Think about it: champions are forged by having strength at the top. You cannot win a Cup without a dominant No. 1 center and Los Angeles has one in Anze Kopitar. He might win the Selke and he’ll probably get some Hart votes as well. The Kings also have a Norris Trophy favorite in Drew Doughty on the blueline and one of the most intimidating goalies in the world in Jonathan Quick. All the elements are there.
In Vegas, we have a beguiling team that has re-written the rule book on the fly. Sure, Marc-Andre Fleury is a legitimate No. 1 netminder and Cup winner himself, but otherwise the Golden Knights are a collective the likes we have rarely ever seen in the NHL.
Do they have a dominant No. 1 center? Well, William Karlsson scored 43 goals this season, so I suppose it would be unfair not to consider him in that conversation, especially since he was also a solid possession player and one of the NHL’s leaders in takeaways. The Knights had three other players with 60 points or more (Jonathan Marchessault, David Perron and Reilly Smith), so clearly depth of scoring is not an issue.
On defense, the Knights do not have a star and while I’m not saying that would be the specific reason for their downfall, it doesn’t help. Again, the collective has been excellent this season, but the playoffs are a different beast.
I also think that the Kings will be immune to the ‘Vegas flu.’ I mean, they play in Los Angeles: distractions are everywhere in that town and the Kings have been successful nonetheless.
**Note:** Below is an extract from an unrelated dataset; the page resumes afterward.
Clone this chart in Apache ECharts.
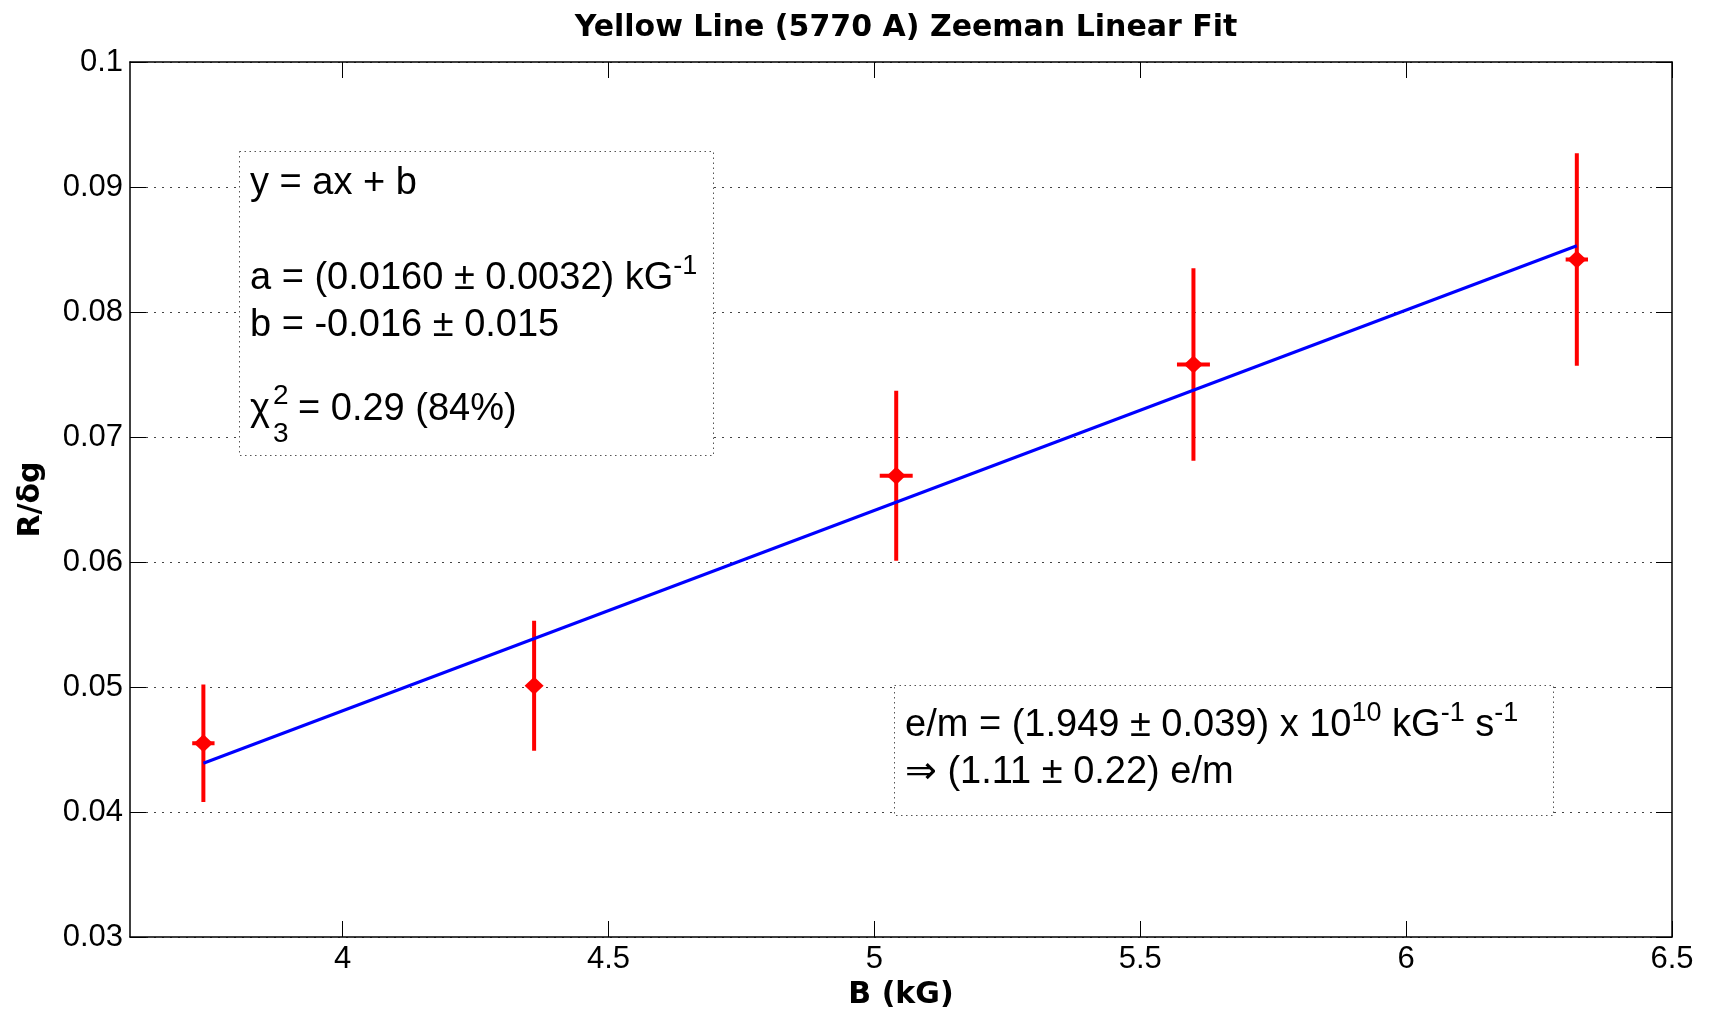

Head-to-head, the Kings were 1-1 when travelling to Vegas and the loss came on the second night of a back-to-back. It’s also worth noting that Los Angeles won the past two meetings between the two teams.
Given how magical this season has been for Vegas, a playoff run wouldn’t shock anybody at this point - I get that. But when I look at all the experience and talent the Kings bring to the post-season, it’s just hard for me to bet against Los Angeles.